Despite conflict, Litton said he is positive about the future of the Southern Baptist Convention. “We are a grassroots people. We are not a top-down denominational structure.”
This structure allows average Southern Baptists to have great influence, he said, just as they did during the Conservative Resurgence. The concern now, however, is not a slide into liberalism, but a slide into fundamentalism.
The Baptist Faith and Message “is sticky enough to hold us together,” Litton said, “and at the same time allow us to have a variety of culture. … We have variety and different ways of reaching people.”
That room for diversity allows for racial reconciliation as well, something that Litton has been involved in a long time.
“Reconciliation is a call of God on us,” Litton said. “We are reconciled to Christ, and we are to reconcile to others.”
Litton shared a bit of the troubling racial history of both the SBC and the city of Mobile and said of racial reconciliation: “It’s not the culture that’s pressing us to do this. It’s the Gospel that’s pressing us to do this.”
Through years of weekly meetings with other pastors in Mobile, God has brought “miraculous” reconciliation, Litton said.
“A lost and dying world sometimes knows our theology better than we do,” he said, “and they expect us to act like Jesus. So we need to act like Jesus.”
Litton and Greenway ended the conversation looking forward to next year’s SBC Annual Meeting as well as next week’s SBC Executive Committee meeting in Nashville, during which the third-party review of the EC’s handling of sex abuse cases will be at the forefront.

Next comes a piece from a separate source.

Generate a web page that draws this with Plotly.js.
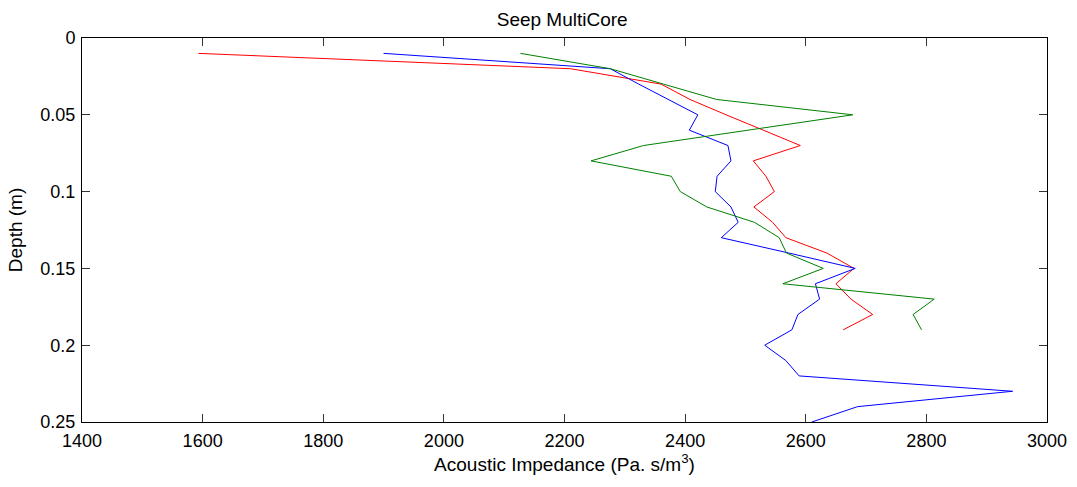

“What’s up to the Executive Committee now is to fully fund [the review] and to release at least limited attorney-client privileges,” Litton said.
“… A lot is at stake. The Gospel is at stake. Our credibility is at stake. Our unity is at stake.”
Litton also stressed the important of maintaining Southern Baptist polity throughout the investigative process.
“We are autonomous churches, in autonomous associations, with autonomous state conventions and an autonomous national convention,” he said.
Several times during the dialogue, Litton asked for prayer—for himself, for unity, for racial reconciliation, for the EC review and other issues.